I was brought up on a paper of record and the idea was to let people make up their own minds from as many facts as we could put at their disposal. I have to laugh at the many comments you read online – mainly from nationalists – praising biased commentary for being objective news.

At the same time, a nationalist friend of mine criticised the new National newspaper for being too biased. He wanted an idealised, objective news presentation of the sort outlined above. I suppose I did too but, at the same time, I revelled in reading news presented from a different perspective. It was all legitimate, factual and truthful. It just started from a different set of assumptions or prejudices, if you will.

I’m wary too of our industry’s predilection for self-mythologising. This hides tremendous conceits. The word ‘propaganda’ is thrown about loosely but it’s the mot juste for most political coverage. Whatever happens will be twisted mercilessly to the cause of the newspaper concerned.

It isn’t inevitable. But it’s nigh-on universal. And that’s before we even get to whether certain news is covered at all. Propaganda is as much a sin of omission as commission. When news broke about the suppression of the McCrone report, which painted a rosy picture of an independent Scotland’s future, at least one Scottish paper suppressed news of the suppression. Thus Scotland. Weird place. Weird media.

As for yonder Makar, perhaps she should have suppressed her own SNP membership. Every Makar will have political views. The previous Makar also supported independence. You’d be hard pressed to find any creative or intellectual Scottish person who doesn’t.

But disclosing, or just having, party membership was arguably making a rod for one’s own back. Liz might have learned from the self-mythologising of journalism. Journalists would never, or rarely, take out party membership but the allegiance of some is so transparent that it’s only a formality. Their party gets more value from their coverage than their party membership fees.
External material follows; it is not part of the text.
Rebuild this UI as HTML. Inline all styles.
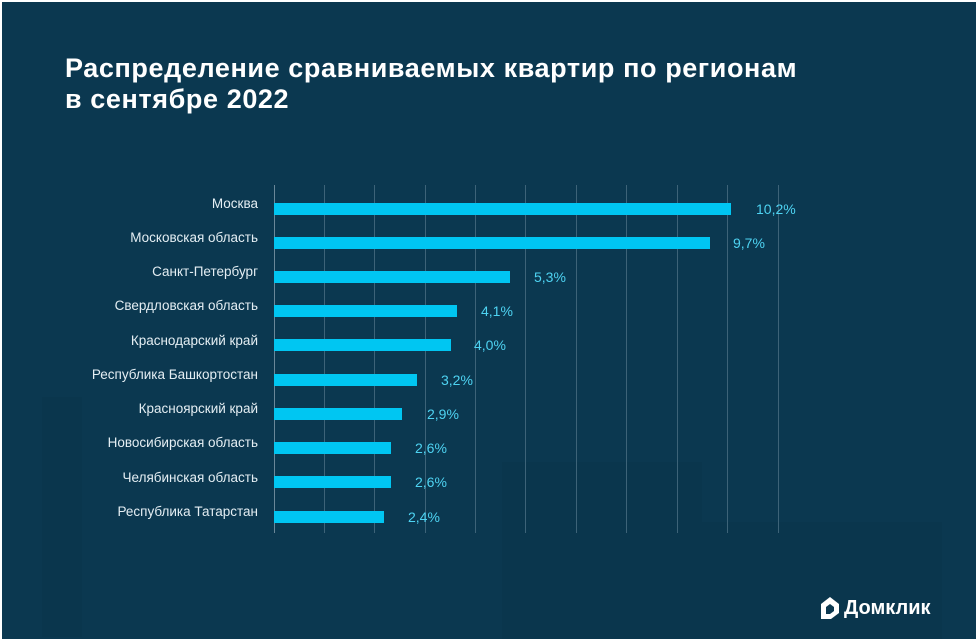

Perhaps you could say something similar of your saintly hero here but I fancy that would pertain to causes rather than parties, having voted for several of the latter at different times.

It’d be difficult to conceive of a Makar who didn’t have a view on independence, even if hardly surprising to learn that they were pro. Given that view, it’s not illogical that they join the SNP, though it could as easily have been the Greens or Socialists.

Oddly enough, that would have attracted less ire from those party political types expressing the view that others should have no party political views.